• StyloThai: A scalable framework for stylometric authorship identification of Thai documents

      Sarwar, R; Porthaveepong, T; Rutherford, A; Rakthanmanon, T; Nutanong, S (Association for Computing Machinery (ACM), 2020-01-30)
      © 2020 Association for Computing Machinery. All rights reserved. Authorship identification helps to identify the true author of a given anonymous document from a set of candidate authors. The applications of this task can be found in several domains, such as law enforcement agencies and information retrieval. These application domains are not limited to a specific language, community, or ethnicity. However, most of the existing solutions are designed for English, and a little attention has been paid to Thai. These existing solutions are not directly applicable to Thai due to the linguistic differences between these two languages.
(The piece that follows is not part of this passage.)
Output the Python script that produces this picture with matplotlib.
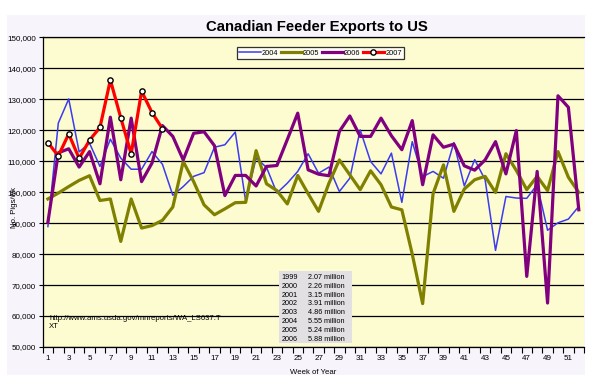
import matplotlib
matplotlib.use("Agg")
import matplotlib.pyplot as plt
from matplotlib.patches import Rectangle
from matplotlib.ticker import FuncFormatter, MultipleLocator
import numpy as np

plt.rcParams['font.family'] = ['Liberation Sans', 'DejaVu Sans']

weeks = list(range(1, 53))

exports_2004 = [88.9, 122.3, 130.1, 113.0, 115.8, 108.3, 117.1, 111.0, 107.4, 107.4,
                113.1, 109.0, 99.0, 101.8, 105.1, 106.3, 114.5, 115.3, 119.4, 97.0,
                111.0, 108.0, 99.7, 102.9, 106.7, 112.4, 106.1, 108.1, 100.2, 104.5,
                120.1, 109.9, 105.9, 112.6, 96.7, 116.3, 105.0, 106.7, 104.5, 116.0,
                102.0, 110.5, 104.0, 81.2, 98.6, 98.1, 98.0, 102.4, 87.7, 90.1,
                91.3, 95.4]
exports_2005 = [97.8, 99.7, 101.8, 103.8, 105.3, 97.3, 97.8, 84.1, 97.8, 88.4,
                89.2, 90.9, 95.2, 109.9, 103.4, 95.9, 92.7, 94.6, 96.6, 96.7,
                113.4, 102.7, 100.5, 96.2, 105.4, 99.5, 93.8, 102.9, 110.4, 105.6,
                100.8, 106.9, 102.4, 95.2, 94.3, 80.0, 64.0, 99.5, 108.8, 93.8,
                101.0, 104.0, 105.1, 99.9, 112.4, 107.0, 100.8, 105.1, 100.5, 113.1,
                104.8, 99.9]
exports_2006 = [90.3, 112.7, 114.0, 108.1, 113.1, 102.7, 124.2, 104.0, 123.9, 103.4,
                109.4, 121.5, 118.0, 110.4, 119.0, 119.5, 115.0, 98.9, 105.4, 105.4,
                102.0, 108.3, 108.6, 117.0, 125.5, 107.2, 105.8, 105.3, 119.6, 124.6,
                118.0, 118.0, 123.9, 118.2, 113.7, 123.1, 102.4, 118.5, 114.5, 115.5,
                108.5, 107.1, 110.4, 116.3, 105.9, 119.9, 72.8, 106.7, 64.2, 131.1,
                127.4, 94.3]
exports_2007 = [116.0, 111.7, 118.8, 110.9, 116.8, 120.9, 136.2, 124.0, 112.4, 132.6,
                125.7, 120.5]

series_labels = ['2004', '2005', '2006', '2007']
table_years = ['1999', '2000', '2001', '2002', '2003', '2004', '2005', '2006']
table_values = ['2.07 million', '2.26 million', '3.15 million', '3.91 million',
                '4.86 million', '5.55 million', '5.24 million', '5.88 million']

W, H = 600, 380
fig = plt.figure(figsize=(6, 3.8), dpi=100, facecolor='white')

def fx(x):
    return x / W

def fy(y):
    return 1 - y / H

# chart area background
fig.patches.append(Rectangle((fx(7), fy(375)), fx(585) - fx(7), fy(15) - fy(375),
                             transform=fig.transFigure, facecolor='#F7F4FB',
                             edgecolor='none', zorder=-10))

ax = fig.add_axes([fx(42.7), fy(347), fx(584) - fx(42.7), fy(37.3) - fy(347)])
ax.set_zorder(1)
ax.set_facecolor('#FDFBD0')

scale = 1000
ax.plot(weeks, np.array(exports_2004) * scale, color='#3B3BF0', lw=1.1, label=series_labels[0], zorder=3)
ax.plot(weeks, np.array(exports_2005) * scale, color='#808000', lw=2.3, label=series_labels[1], zorder=3)
ax.plot(weeks, np.array(exports_2006) * scale, color='#800080', lw=2.3, label=series_labels[2], zorder=3)
ax.plot(weeks[:len(exports_2007)], np.array(exports_2007) * scale, color='#FF0000', lw=2.3,
        marker='o', markersize=3.8, markerfacecolor='white', markeredgecolor='black',
        markeredgewidth=1.0, label=series_labels[3], zorder=4)

ax.set_xlim(0.5, 52.5)
ax.set_ylim(50000, 150000)
ax.yaxis.set_major_locator(MultipleLocator(10000))
ax.yaxis.set_major_formatter(FuncFormatter(lambda v, p: f"{int(v):,}"))
ax.yaxis.grid(True, color='black', lw=0.9)
ax.set_axisbelow(True)

ax.set_xticks(weeks[::2])
ax.set_xticklabels([str(w) for w in weeks[::2]])
ax.set_xticks(np.arange(0.5, 53, 1), minor=True)
ax.tick_params(axis='x', which='major', length=0, labelsize=5.8, pad=6)
ax.tick_params(axis='x', which='minor', length=4, width=0.8, direction='out')
ax.tick_params(axis='y', which='major', length=3, width=0.8, labelsize=5.8, pad=2)

ax.spines['right'].set_visible(False)
ax.spines['top'].set_linewidth(0.9)
ax.spines['left'].set_linewidth(0.9)
ax.spines['bottom'].set_linewidth(0.9)

fig.text(fx(313), fy(372), 'Week of Year', fontsize=5.6, ha='center', va='center')
fig.text(fx(14), fy(207), 'No. Pigs/wk', fontsize=5.6, ha='center', va='center', rotation=90)

fig.text(fx(317), fy(27.5), 'Canadian Feeder Exports to US', fontsize=10.7,
         fontweight='bold', ha='center', va='center')

leg = ax.legend(loc='center', bbox_to_anchor=(fx(320.5), fy(53)), bbox_transform=fig.transFigure,
                ncol=4, fontsize=5.3, handlelength=2.9, handletextpad=0.15, columnspacing=0.3,
                borderpad=0.3, frameon=True, fancybox=False, borderaxespad=0, numpoints=1)
leg.get_frame().set_edgecolor('black')
leg.get_frame().set_linewidth(0.9)
leg.get_frame().set_facecolor('white')

fig.text(fx(49), fy(322.7), 'http://www.ams.usda.gov/mnreports/WA_LS637.T\nXT',
         fontsize=5.6, ha='left', va='center', linespacing=1.1, zorder=6)

# table box
fig.patches.append(Rectangle((fx(279), fy(343)), fx(352) - fx(279), fy(271) - fy(343),
                             transform=fig.transFigure, facecolor='#E2E0E2',
                             edgecolor='none', zorder=5))
for i, (yr, val) in enumerate(zip(table_years, table_values)):
    yy = 277.3 + i * 8.86
    fig.text(fx(281.7), fy(yy), yr, fontsize=5.2, ha='left', va='center', zorder=6)
    fig.text(fx(307.7), fy(yy), val, fontsize=5.2, ha='left', va='center', zorder=6)

fig.savefig('out.png', dpi=100)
Moreover, the existing solution designed for Thai is unable to (i) handle outliers in the dataset, (ii) scale when the size of the candidate authors set increases, and (iii) perform well when the number of writing samples for each candidate author is low.We identify a stylometric feature space for the Thai authorship identification task. Based on our feature space, we present an authorship identification solution that uses the probabilistic k nearest neighbors classifier by transforming each document into a collection of point sets. Specifically, this document transformation allows us to (i) use set distance measures associated with an outlier handling mechanism, (ii) capture stylistic variations within a document, and (iii) produce multiple predictions for a query document. We create a new Thai authorship identification corpus containing 547 documents from 200 authors, which is significantly larger than the corpus used by the existing study (an increase of 32 folds in terms of the number of candidate authors). The experimental results show that our solution can overcome the limitations of the existing solution and outperforms all competitors with an accuracy level of 91.02%. Moreover, we investigate the effectiveness of each stylometric features category with the help of an ablation study. We found that combining all categories of the stylometric features outperforms the other combinations. Finally, we cross compare the feature spaces and classification methods of all solutions. We found that (i) our solution can scale as the number of candidate authors increases, (ii) our method outperforms all the competitors, and (iii) our feature space provides better performance than the feature space used by the existing study.